I don’t think so, Tim.
- The table still wobbling
Okay but like a shim or just a broken discarded piece of 2x4?
Or I guess the chaotic evil version of this is a twig with leaves on it.
Or assembling IKEA furniture using instructions containing pictures.
Lego instructions > IKEA instructions. While I think both are excellent at language free building instructions, Lego are the true masters. IKEA targets adults with their instructions and are seen by a lot of people as tedious and confusing, Lego targets children and they make universally beloved building toys.
That’s me
Just look at the guy… he’s carrying ALL of the Ace Hardware bling!
Jokes on you I had to go buy a kitchen sink faucet and replace it 1st thing in the morning before going to bed for my night shift cause ours broke yesterday evening 9pm. I’m a IT guy with 0 plumbing skill.
Wood? I just keep folding cardboard until it’s the proper thickness.
Cardboard is wood with extra steps.
did you manage to sell any of them pocket hoses too?

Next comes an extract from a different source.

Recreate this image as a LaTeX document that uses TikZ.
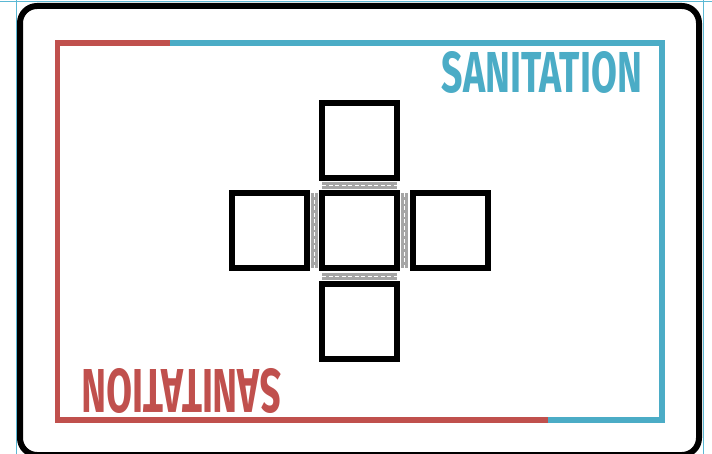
\documentclass[tikz,border=0pt]{standalone}
\usepackage{fontspec}
\usepackage{graphicx}
\usetikzlibrary{positioning,calc}
\newfontfamily\signfont{Fira Sans}
\definecolor{ink}{HTML}{000000}
\definecolor{signred}{HTML}{C0504D}
\definecolor{signblue}{HTML}{4BACC6}
\definecolor{guide}{HTML}{5BB8D4}
\definecolor{jointgray}{HTML}{A6A6A6}
\tikzset{
  card/.style={draw=ink,line width=6pt,rounded corners=17pt,fill=white},
  guideline/.style={draw=guide,line width=1pt},
  frame/.style={line width=5.5pt,line join=miter},
  tile/.style={draw=ink,line width=6pt,minimum size=75pt,inner sep=0pt,outer sep=0pt,fill=white},
  joint/.style={draw=jointgray,line width=7pt,
    postaction={draw=white,line width=1.3pt,dash pattern=on 4pt off 2.5pt}},
  sign/.style={inner sep=0pt,font=\signfont\bfseries},
}
\newcommand{\signtext}[2]{\resizebox{#1}{#2}{SANITATION}}

\begin{document}
\begin{tikzpicture}[x=1pt,y=-1pt]
  \useasboundingbox (0,0) rectangle (712,454);
  \clip (0,0) rectangle (712,454);
  \fill[white] (0,0) rectangle (712,454);
  % guides and card
  \draw[guideline] (0,1.5) -- (712,1.5);
  \draw[guideline] (16,0) -- (16,454);
  \draw[guideline] (703.5,0) -- (703.5,454);
  \draw[card] (20,6) rectangle (699,455);
  % two-colour frame
  \coordinate (split top) at (170,43);
  \coordinate (split bottom) at (548,420);
  \draw[frame,signred] (split top) -- (57.5,43) -- (57.5,420) -- (split bottom);
  \draw[frame,signblue] (split top) -- (662,43) -- (662,420) -- (split bottom);
  \node[sign,text=signblue] (title) at (542,72.5) {\signtext{200pt}{41pt}};
  \node[sign,text=signred,rotate=180] (title flipped) at (181.5,390.5) {\signtext{199pt}{44pt}};
  % tiles
  \node[tile] (centre) at (359.5,231) {};
  \node[tile,above=15.5pt of centre] (top) {};
  \node[tile,below=15.5pt of centre] (bottom) {};
  \node[tile,left=15.5pt of centre] (left) {};
  \node[tile,right=15.5pt of centre] (right) {};
  \draw[joint] ($(top.south west)!.5!(centre.north west)$) -- ($(top.south east)!.5!(centre.north east)$);
  \draw[joint] ($(bottom.north west)!.5!(centre.south west)$) -- ($(bottom.north east)!.5!(centre.south east)$);
  \draw[joint] ($(left.north east)!.5!(centre.north west)$) -- ($(left.south east)!.5!(centre.south west)$);
  \draw[joint] ($(right.north west)!.5!(centre.north east)$) -- ($(right.south west)!.5!(centre.south east)$);
\end{tikzpicture}
\end{document}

As a woodworker, I’d do the same. Granted it would be a piece of wood with matching dimensions to the foot, but still just a piece of wood.
time, tool
Toilet paper for me
I use a bidet
I use my fingers then I rinse them off in the sink.
Rub it under the table leg to balance the table.
Swing and a miss there pal.
Do you know for a four legs table no matter the floor it sits on. There is always a rotational position where all it’s legs touch ground at the same level.
For circular tables that are uneven you can just rotate the table until it sits right.
For square tables you may check the 90° angles to see if you are lucky.
Edit: This theory works with even legs + uneven (bumpy) floors. For your own safety do not test this the other way around.
That’s just so wildly not true that I can’t believe you didn’t work it out for yourself in the time it took you to type that up.
To test your theory, envision a floor that is a perfectly level pane of glass. Then picture a 4 legged table where one leg is just an eighth inch shorter than the other 3.
You can spin that table all day and there’s never going to be a position where it doesn’t wobble.
@[email protected] is citing a mathematical proof that basically states if you have a table whose feet form 4 points on a flat rectangle, that table can find a stable resting spot anywhere on an uneven surface only by rotating the table, you do not have to translate the table, only rotate it.
Your example, while practical, breaks that model because it only works if the continuous surface is uneven and the four independent points are coplaner. If you make the reverse true, with a table that has 4 even legs and put it on a floor that can be described as two triangles (what you would get if you connected 3 even length legs and one shorter) you could rotate the table to find somewhere all four legs touch.
This is why it is very important for us woodworkers to make table and chair legs the same length, or failing that, add adjustable feet, becasue us carpenters don’t know what the fuck we’re doing.
Yep, it works the other way around. Even legs uneven floor.
Interesting that it works the other way…I assume that in that scenario, there’s also no guarantee that the table would be anywhere close to level in whatever position eliminates wobble?
Not really how that works, but I dig the enthusiasm!
A cool thing is, you can achieve the same effect by rotating the table in a circle (if possible) until you find a stable angle, since for 4 points on a circle there has to exist at least one rotation angle where they are on the same elevation.
There’s no guarantee you can draw a circle through the bottom of the four legs of a table (opposite legs can be off in the same direction). Also, most floors are not perfectly flat, therefore you can’t assume the floor is at one elevation.
Problem is, that you might have to move the table legs through the floor to archive the desired result
This requires the legs to be all the same height and the floor to cause the wobble. That doesn’t happen often irl, but I’ve done it a few times and it always makes me happy when it works
I’ve done this with my dinner table several times.
Is there mathematical proof for this? It sounds like it could be true, but also sounds like you could actively create a floor which it wasn’t true for
I’m pretty sure this doesn’t account for any floor that isn’t a flat plane.
This is one of those things that works in a simulated environment but not in practice in the real world.
It does work in the real world, as long as the floor is the problem, and the table is perfect.
Most of the time at a restaurant, it’s the table that’s been beaten up and is no longer even.